Real Life, founded in New York City in 1979 by Thomas Lawson and Susan Morgan, circled around the so-called “Pictures generation” artists, whose work often dealt with appropriated imagery (often sourced from mainstream magazines), and was concerned with “the possibility that reality might evade representation, that it might exist outside of the visual economies of both art and media,” as Lawson put it. Though these magazines continued to insist that art must engage a greater (if hazily defined) public, the work they published remained obscure; the democratic potential of the form rarely infiltrated its contents.

The world of these magazines can be understood as linked to what historian Anthony Grafton has called an “information regime,” the study of which considers “not just the formal content of ideas but the institutions and practices that enabled them to be created and transmitted.” By doing so, Allen inevitably holds up a mirror to our own institutions and practices. In the past few decades, the galleries, museums, and magazines against which Avalanche and FILE railed have become expert at incorporating, homogenizing, and commodifying expressions of dissent and difference; ironically, these moves seem to have finally expanded art’s public reach (or at least its sphere of consumption). The publication of Artists’ Magazines reflects a broader resurgence of interest in the form, due in part to a nostalgia for the deeply felt intellectual communities they represent — and, as Allen recognizes, a concurrent, and paradoxical, fetishization of these magazines as art objects, and as an essential part of the twentieth-century avant-garde canon.

While this process may have drained the artists’ magazines of the Sixties and Seventies of their radical potential, the environment that birthed them is in many ways analogous to our own, and they become newly relevant when considered as precursors to present-day experiments with the latest new media.
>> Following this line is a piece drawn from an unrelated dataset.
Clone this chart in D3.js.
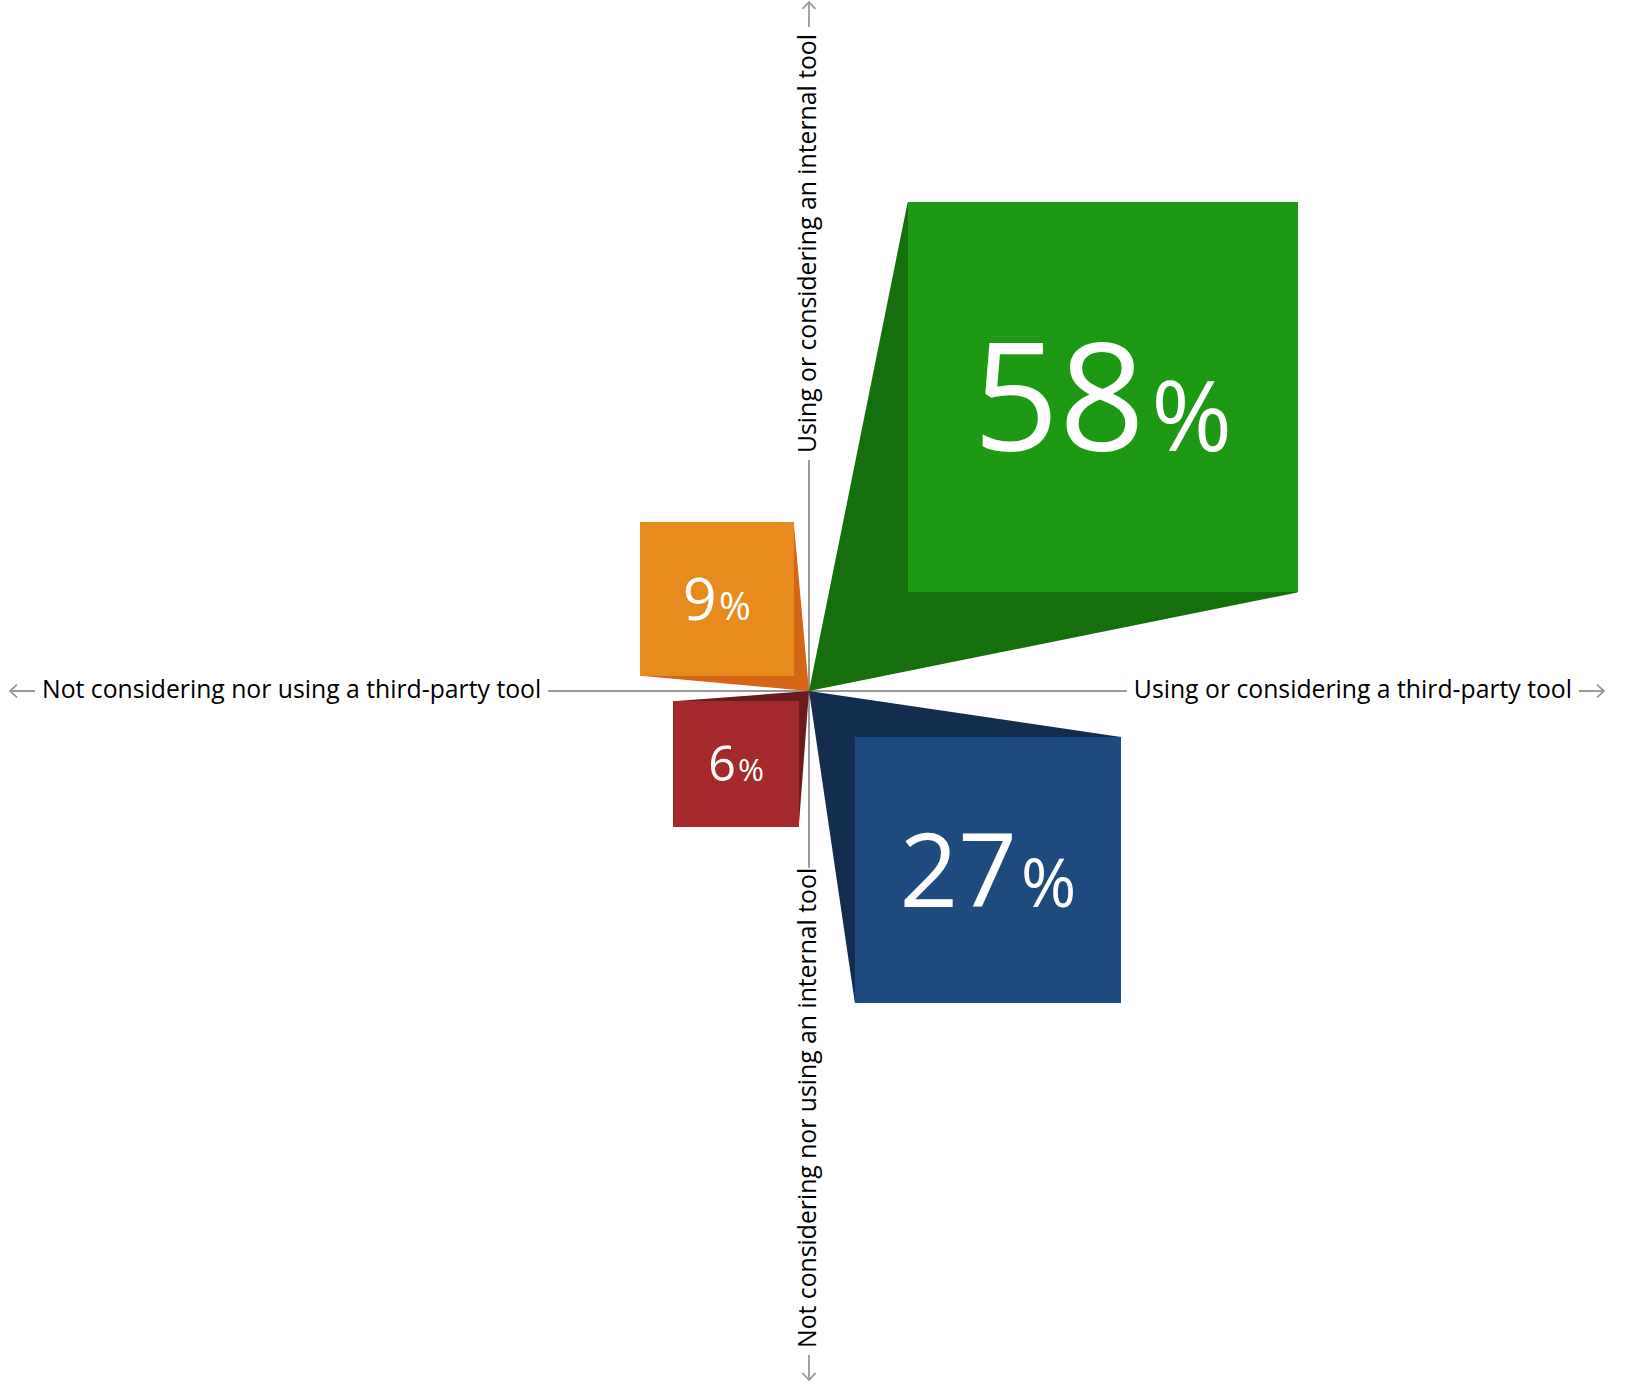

While we like to think of the Internet as somehow, automatically, birthing such communities, breeding innovation, and spewing forth novel ideas, it tends to only offer the faintest facsimiles. And while we hail the democratic potential of today’s information technologies, few artists have figured out how to make compelling work that capitalizes on it. Allen’s book clarifies the potential and the limitations of the Internet as a medium for artwork, and the magazines she discusses provide a framework for considering emergent forms of publication. Artists’ Magazines affords a view not just of alternative spaces but of alternative futures; they are fecund, unorthodox, genuinely social, and not yet inconceivable.